● INFORMATION SHOWN:
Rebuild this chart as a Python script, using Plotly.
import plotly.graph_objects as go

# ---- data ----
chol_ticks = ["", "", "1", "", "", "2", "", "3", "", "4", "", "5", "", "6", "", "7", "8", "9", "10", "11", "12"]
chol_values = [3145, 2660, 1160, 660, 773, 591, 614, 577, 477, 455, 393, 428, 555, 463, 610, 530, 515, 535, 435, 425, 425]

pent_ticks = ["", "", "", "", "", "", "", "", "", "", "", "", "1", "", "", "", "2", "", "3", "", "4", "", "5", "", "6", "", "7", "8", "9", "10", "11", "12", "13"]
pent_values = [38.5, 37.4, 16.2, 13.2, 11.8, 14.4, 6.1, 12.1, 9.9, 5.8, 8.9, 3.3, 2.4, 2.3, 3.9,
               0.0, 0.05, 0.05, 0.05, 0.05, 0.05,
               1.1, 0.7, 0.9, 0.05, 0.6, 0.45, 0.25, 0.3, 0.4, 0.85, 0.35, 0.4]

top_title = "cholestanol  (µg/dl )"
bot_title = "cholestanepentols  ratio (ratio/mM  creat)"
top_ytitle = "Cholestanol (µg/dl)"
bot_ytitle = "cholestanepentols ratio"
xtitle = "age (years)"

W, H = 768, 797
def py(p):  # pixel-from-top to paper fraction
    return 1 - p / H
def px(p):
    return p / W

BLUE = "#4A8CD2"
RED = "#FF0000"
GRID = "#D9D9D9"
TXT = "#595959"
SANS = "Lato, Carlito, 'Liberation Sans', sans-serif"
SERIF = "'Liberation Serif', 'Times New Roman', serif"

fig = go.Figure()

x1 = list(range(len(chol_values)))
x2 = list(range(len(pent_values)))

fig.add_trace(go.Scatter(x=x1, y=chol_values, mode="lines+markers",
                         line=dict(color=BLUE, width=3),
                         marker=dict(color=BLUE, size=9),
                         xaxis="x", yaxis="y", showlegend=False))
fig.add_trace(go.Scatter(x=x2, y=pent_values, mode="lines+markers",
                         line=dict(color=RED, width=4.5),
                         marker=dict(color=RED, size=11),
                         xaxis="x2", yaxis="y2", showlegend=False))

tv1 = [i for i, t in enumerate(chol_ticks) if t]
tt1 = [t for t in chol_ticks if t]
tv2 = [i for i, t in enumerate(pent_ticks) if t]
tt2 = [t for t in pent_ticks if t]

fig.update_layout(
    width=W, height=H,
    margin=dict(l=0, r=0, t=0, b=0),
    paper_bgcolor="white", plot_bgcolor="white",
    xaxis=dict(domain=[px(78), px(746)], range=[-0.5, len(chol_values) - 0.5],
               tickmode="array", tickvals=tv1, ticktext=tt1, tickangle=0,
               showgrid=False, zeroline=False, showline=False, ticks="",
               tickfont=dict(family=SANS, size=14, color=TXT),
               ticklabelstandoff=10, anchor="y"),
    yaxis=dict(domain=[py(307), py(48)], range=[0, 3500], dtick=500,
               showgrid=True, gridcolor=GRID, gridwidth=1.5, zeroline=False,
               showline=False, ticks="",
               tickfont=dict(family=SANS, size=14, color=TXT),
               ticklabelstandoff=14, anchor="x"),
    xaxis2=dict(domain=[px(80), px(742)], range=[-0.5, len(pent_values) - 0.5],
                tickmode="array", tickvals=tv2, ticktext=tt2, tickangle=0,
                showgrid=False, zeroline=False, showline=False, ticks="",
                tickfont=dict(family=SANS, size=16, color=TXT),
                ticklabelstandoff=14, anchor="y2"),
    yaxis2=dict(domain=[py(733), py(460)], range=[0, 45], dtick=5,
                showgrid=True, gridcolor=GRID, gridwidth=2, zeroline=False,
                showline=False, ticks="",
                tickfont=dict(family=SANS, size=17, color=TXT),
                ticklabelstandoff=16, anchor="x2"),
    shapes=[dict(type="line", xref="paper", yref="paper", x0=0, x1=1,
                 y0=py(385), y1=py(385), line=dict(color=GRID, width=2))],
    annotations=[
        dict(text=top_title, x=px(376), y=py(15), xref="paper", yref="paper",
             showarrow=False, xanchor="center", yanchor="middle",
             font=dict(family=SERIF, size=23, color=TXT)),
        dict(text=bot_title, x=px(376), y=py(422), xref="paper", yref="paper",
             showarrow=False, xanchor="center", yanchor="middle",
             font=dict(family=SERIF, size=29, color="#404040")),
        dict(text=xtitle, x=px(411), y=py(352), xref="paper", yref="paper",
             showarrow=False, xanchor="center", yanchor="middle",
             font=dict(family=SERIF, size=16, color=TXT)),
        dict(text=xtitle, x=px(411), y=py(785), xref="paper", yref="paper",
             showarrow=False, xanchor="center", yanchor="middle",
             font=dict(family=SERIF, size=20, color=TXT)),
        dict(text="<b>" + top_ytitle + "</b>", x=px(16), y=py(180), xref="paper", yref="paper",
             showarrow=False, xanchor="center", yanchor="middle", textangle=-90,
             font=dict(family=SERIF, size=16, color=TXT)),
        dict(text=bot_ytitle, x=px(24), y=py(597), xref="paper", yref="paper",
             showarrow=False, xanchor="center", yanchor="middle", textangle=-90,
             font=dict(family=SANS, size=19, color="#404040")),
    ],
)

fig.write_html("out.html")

● REQUIREMENTS: Reproduce the listing shown above in its entirety, exactly.

● FULL ANSWER:
Rebuild this chart as a Python script, using Plotly.
import plotly.graph_objects as go

# ---- data ----
chol_ticks = ["", "", "1", "", "", "2", "", "3", "", "4", "", "5", "", "6", "", "7", "8", "9", "10", "11", "12"]
chol_values = [3145, 2660, 1160, 660, 773, 591, 614, 577, 477, 455, 393, 428, 555, 463, 610, 530, 515, 535, 435, 425, 425]

pent_ticks = ["", "", "", "", "", "", "", "", "", "", "", "", "1", "", "", "", "2", "", "3", "", "4", "", "5", "", "6", "", "7", "8", "9", "10", "11", "12", "13"]
pent_values = [38.5, 37.4, 16.2, 13.2, 11.8, 14.4, 6.1, 12.1, 9.9, 5.8, 8.9, 3.3, 2.4, 2.3, 3.9,
               0.0, 0.05, 0.05, 0.05, 0.05, 0.05,
               1.1, 0.7, 0.9, 0.05, 0.6, 0.45, 0.25, 0.3, 0.4, 0.85, 0.35, 0.4]

top_title = "cholestanol  (µg/dl )"
bot_title = "cholestanepentols  ratio (ratio/mM  creat)"
top_ytitle = "Cholestanol (µg/dl)"
bot_ytitle = "cholestanepentols ratio"
xtitle = "age (years)"

W, H = 768, 797
def py(p):  # pixel-from-top to paper fraction
    return 1 - p / H
def px(p):
    return p / W

BLUE = "#4A8CD2"
RED = "#FF0000"
GRID = "#D9D9D9"
TXT = "#595959"
SANS = "Lato, Carlito, 'Liberation Sans', sans-serif"
SERIF = "'Liberation Serif', 'Times New Roman', serif"

fig = go.Figure()

x1 = list(range(len(chol_values)))
x2 = list(range(len(pent_values)))

fig.add_trace(go.Scatter(x=x1, y=chol_values, mode="lines+markers",
                         line=dict(color=BLUE, width=3),
                         marker=dict(color=BLUE, size=9),
                         xaxis="x", yaxis="y", showlegend=False))
fig.add_trace(go.Scatter(x=x2, y=pent_values, mode="lines+markers",
                         line=dict(color=RED, width=4.5),
                         marker=dict(color=RED, size=11),
                         xaxis="x2", yaxis="y2", showlegend=False))

tv1 = [i for i, t in enumerate(chol_ticks) if t]
tt1 = [t for t in chol_ticks if t]
tv2 = [i for i, t in enumerate(pent_ticks) if t]
tt2 = [t for t in pent_ticks if t]

fig.update_layout(
    width=W, height=H,
    margin=dict(l=0, r=0, t=0, b=0),
    paper_bgcolor="white", plot_bgcolor="white",
    xaxis=dict(domain=[px(78), px(746)], range=[-0.5, len(chol_values) - 0.5],
               tickmode="array", tickvals=tv1, ticktext=tt1, tickangle=0,
               showgrid=False, zeroline=False, showline=False, ticks="",
               tickfont=dict(family=SANS, size=14, color=TXT),
               ticklabelstandoff=10, anchor="y"),
    yaxis=dict(domain=[py(307), py(48)], range=[0, 3500], dtick=500,
               showgrid=True, gridcolor=GRID, gridwidth=1.5, zeroline=False,
               showline=False, ticks="",
               tickfont=dict(family=SANS, size=14, color=TXT),
               ticklabelstandoff=14, anchor="x"),
    xaxis2=dict(domain=[px(80), px(742)], range=[-0.5, len(pent_values) - 0.5],
                tickmode="array", tickvals=tv2, ticktext=tt2, tickangle=0,
                showgrid=False, zeroline=False, showline=False, ticks="",
                tickfont=dict(family=SANS, size=16, color=TXT),
                ticklabelstandoff=14, anchor="y2"),
    yaxis2=dict(domain=[py(733), py(460)], range=[0, 45], dtick=5,
                showgrid=True, gridcolor=GRID, gridwidth=2, zeroline=False,
                showline=False, ticks="",
                tickfont=dict(family=SANS, size=17, color=TXT),
                ticklabelstandoff=16, anchor="x2"),
    shapes=[dict(type="line", xref="paper", yref="paper", x0=0, x1=1,
                 y0=py(385), y1=py(385), line=dict(color=GRID, width=2))],
    annotations=[
        dict(text=top_title, x=px(376), y=py(15), xref="paper", yref="paper",
             showarrow=False, xanchor="center", yanchor="middle",
             font=dict(family=SERIF, size=23, color=TXT)),
        dict(text=bot_title, x=px(376), y=py(422), xref="paper", yref="paper",
             showarrow=False, xanchor="center", yanchor="middle",
             font=dict(family=SERIF, size=29, color="#404040")),
        dict(text=xtitle, x=px(411), y=py(352), xref="paper", yref="paper",
             showarrow=False, xanchor="center", yanchor="middle",
             font=dict(family=SERIF, size=16, color=TXT)),
        dict(text=xtitle, x=px(411), y=py(785), xref="paper", yref="paper",
             showarrow=False, xanchor="center", yanchor="middle",
             font=dict(family=SERIF, size=20, color=TXT)),
        dict(text="<b>" + top_ytitle + "</b>", x=px(16), y=py(180), xref="paper", yref="paper",
             showarrow=False, xanchor="center", yanchor="middle", textangle=-90,
             font=dict(family=SERIF, size=16, color=TXT)),
        dict(text=bot_ytitle, x=px(24), y=py(597), xref="paper", yref="paper",
             showarrow=False, xanchor="center", yanchor="middle", textangle=-90,
             font=dict(family=SANS, size=19, color="#404040")),
    ],
)

fig.write_html("out.html")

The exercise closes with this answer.